- **JOB**: From the listing below, copy only the lines from the line that contains "Generate a web" to the line that contains "ctx.stroke();", counting those two lines as part of the copy.
---------- DATA ROWS ----------
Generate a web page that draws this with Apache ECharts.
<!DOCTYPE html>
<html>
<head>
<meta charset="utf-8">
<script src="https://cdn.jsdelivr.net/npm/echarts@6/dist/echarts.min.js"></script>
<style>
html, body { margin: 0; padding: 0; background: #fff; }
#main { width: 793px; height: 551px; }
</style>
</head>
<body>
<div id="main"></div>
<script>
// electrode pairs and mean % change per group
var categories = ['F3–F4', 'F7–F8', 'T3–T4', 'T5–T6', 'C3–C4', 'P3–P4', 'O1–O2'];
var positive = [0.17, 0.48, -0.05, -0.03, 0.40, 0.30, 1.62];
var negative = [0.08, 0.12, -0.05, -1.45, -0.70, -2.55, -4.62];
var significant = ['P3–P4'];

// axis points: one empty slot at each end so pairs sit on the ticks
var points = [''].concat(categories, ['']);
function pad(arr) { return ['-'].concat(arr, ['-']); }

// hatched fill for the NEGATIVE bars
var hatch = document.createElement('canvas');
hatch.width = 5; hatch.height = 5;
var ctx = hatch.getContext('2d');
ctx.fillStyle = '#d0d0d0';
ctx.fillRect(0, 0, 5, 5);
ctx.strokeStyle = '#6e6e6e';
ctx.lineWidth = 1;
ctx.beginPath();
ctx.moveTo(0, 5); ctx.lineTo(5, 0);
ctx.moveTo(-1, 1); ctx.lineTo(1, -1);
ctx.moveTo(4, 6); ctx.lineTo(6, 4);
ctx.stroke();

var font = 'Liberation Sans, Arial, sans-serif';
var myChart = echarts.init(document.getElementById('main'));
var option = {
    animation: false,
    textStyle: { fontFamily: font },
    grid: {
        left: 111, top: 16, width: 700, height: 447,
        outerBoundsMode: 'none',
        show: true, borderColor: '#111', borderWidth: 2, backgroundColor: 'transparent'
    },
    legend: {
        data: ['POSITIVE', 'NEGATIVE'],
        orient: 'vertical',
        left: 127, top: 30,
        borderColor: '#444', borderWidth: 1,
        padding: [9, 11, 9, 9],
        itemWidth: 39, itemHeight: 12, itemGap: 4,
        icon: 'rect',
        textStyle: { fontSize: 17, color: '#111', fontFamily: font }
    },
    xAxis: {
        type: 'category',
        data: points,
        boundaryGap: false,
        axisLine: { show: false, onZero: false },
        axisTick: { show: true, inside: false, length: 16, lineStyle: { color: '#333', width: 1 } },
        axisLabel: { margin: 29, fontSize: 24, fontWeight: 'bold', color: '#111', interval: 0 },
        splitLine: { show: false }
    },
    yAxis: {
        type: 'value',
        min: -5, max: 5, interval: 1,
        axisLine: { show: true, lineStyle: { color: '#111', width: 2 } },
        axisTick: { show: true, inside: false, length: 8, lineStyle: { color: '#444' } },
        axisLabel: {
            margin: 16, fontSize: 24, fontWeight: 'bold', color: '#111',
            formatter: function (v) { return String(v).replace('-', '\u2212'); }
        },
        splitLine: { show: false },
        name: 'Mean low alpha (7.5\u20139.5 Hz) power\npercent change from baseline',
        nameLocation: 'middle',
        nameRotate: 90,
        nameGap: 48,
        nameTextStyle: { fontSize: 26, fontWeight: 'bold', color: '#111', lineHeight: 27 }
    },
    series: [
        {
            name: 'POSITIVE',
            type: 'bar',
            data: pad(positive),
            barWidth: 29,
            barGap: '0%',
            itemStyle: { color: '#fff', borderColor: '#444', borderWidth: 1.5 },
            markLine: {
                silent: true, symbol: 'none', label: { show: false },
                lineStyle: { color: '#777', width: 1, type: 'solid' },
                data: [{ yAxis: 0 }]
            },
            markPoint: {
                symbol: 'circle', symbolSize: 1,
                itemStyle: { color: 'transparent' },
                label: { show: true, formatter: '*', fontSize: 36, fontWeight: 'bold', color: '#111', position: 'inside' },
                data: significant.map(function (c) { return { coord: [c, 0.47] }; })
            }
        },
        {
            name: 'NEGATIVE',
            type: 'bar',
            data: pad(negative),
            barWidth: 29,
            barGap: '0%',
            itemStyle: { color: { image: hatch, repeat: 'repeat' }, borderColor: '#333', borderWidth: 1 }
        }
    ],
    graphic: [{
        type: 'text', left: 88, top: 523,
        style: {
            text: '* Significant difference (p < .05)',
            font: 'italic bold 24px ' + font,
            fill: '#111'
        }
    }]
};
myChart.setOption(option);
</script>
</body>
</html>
----------
---------- DATA ROWS ----------
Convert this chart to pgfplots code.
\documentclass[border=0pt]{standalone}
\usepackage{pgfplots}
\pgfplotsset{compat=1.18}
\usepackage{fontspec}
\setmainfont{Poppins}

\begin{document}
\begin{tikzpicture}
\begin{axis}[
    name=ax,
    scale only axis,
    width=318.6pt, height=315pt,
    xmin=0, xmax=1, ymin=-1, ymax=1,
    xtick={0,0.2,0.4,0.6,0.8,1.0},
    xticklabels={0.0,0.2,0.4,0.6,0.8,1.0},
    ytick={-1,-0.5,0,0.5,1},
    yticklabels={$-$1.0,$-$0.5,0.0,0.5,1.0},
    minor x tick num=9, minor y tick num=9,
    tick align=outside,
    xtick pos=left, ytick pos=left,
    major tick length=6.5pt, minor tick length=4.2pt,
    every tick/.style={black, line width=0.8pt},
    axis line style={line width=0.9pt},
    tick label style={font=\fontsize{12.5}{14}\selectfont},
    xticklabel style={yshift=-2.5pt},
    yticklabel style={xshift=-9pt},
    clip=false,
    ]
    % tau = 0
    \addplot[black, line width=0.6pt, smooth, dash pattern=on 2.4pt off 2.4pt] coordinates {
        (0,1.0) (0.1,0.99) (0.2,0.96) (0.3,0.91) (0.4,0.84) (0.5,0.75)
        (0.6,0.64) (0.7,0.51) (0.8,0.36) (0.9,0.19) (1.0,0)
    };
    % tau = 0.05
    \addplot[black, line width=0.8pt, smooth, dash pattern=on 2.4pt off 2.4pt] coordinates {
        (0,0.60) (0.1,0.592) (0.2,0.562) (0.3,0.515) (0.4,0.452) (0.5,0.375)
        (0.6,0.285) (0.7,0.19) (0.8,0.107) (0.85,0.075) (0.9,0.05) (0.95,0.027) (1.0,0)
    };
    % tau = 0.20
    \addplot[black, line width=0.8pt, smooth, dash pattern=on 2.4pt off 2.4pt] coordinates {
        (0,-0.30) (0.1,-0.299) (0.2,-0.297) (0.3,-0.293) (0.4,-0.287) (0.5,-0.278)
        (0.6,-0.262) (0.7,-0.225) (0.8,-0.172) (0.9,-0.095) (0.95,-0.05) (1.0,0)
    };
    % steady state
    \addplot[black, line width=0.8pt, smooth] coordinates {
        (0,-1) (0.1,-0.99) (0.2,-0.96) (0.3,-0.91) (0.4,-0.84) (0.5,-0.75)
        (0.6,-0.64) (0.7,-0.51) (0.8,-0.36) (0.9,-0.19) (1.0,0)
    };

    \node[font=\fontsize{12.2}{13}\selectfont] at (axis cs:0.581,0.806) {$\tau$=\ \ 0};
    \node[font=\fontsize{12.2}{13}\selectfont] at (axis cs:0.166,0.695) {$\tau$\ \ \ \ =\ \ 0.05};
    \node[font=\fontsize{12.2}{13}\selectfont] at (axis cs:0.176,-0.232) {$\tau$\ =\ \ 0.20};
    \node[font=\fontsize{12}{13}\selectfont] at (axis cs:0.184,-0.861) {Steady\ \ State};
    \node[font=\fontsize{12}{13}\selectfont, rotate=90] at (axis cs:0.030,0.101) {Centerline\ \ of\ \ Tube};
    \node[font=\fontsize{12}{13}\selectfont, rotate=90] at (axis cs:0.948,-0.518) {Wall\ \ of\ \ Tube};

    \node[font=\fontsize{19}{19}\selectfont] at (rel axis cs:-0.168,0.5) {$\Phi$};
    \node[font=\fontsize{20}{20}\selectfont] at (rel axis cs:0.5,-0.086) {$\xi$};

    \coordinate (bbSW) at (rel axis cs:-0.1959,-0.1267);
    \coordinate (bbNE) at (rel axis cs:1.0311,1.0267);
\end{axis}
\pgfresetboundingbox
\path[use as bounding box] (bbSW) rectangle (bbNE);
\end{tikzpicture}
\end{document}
----------
- **TASK RESULT**:
Generate a web page that draws this with Apache ECharts.
<!DOCTYPE html>
<html>
<head>
<meta charset="utf-8">
<script src="https://cdn.jsdelivr.net/npm/echarts@6/dist/echarts.min.js"></script>
<style>
html, body { margin: 0; padding: 0; background: #fff; }
#main { width: 793px; height: 551px; }
</style>
</head>
<body>
<div id="main"></div>
<script>
// electrode pairs and mean % change per group
var categories = ['F3–F4', 'F7–F8', 'T3–T4', 'T5–T6', 'C3–C4', 'P3–P4', 'O1–O2'];
var positive = [0.17, 0.48, -0.05, -0.03, 0.40, 0.30, 1.62];
var negative = [0.08, 0.12, -0.05, -1.45, -0.70, -2.55, -4.62];
var significant = ['P3–P4'];

// axis points: one empty slot at each end so pairs sit on the ticks
var points = [''].concat(categories, ['']);
function pad(arr) { return ['-'].concat(arr, ['-']); }

// hatched fill for the NEGATIVE bars
var hatch = document.createElement('canvas');
hatch.width = 5; hatch.height = 5;
var ctx = hatch.getContext('2d');
ctx.fillStyle = '#d0d0d0';
ctx.fillRect(0, 0, 5, 5);
ctx.strokeStyle = '#6e6e6e';
ctx.lineWidth = 1;
ctx.beginPath();
ctx.moveTo(0, 5); ctx.lineTo(5, 0);
ctx.moveTo(-1, 1); ctx.lineTo(1, -1);
ctx.moveTo(4, 6); ctx.lineTo(6, 4);
ctx.stroke();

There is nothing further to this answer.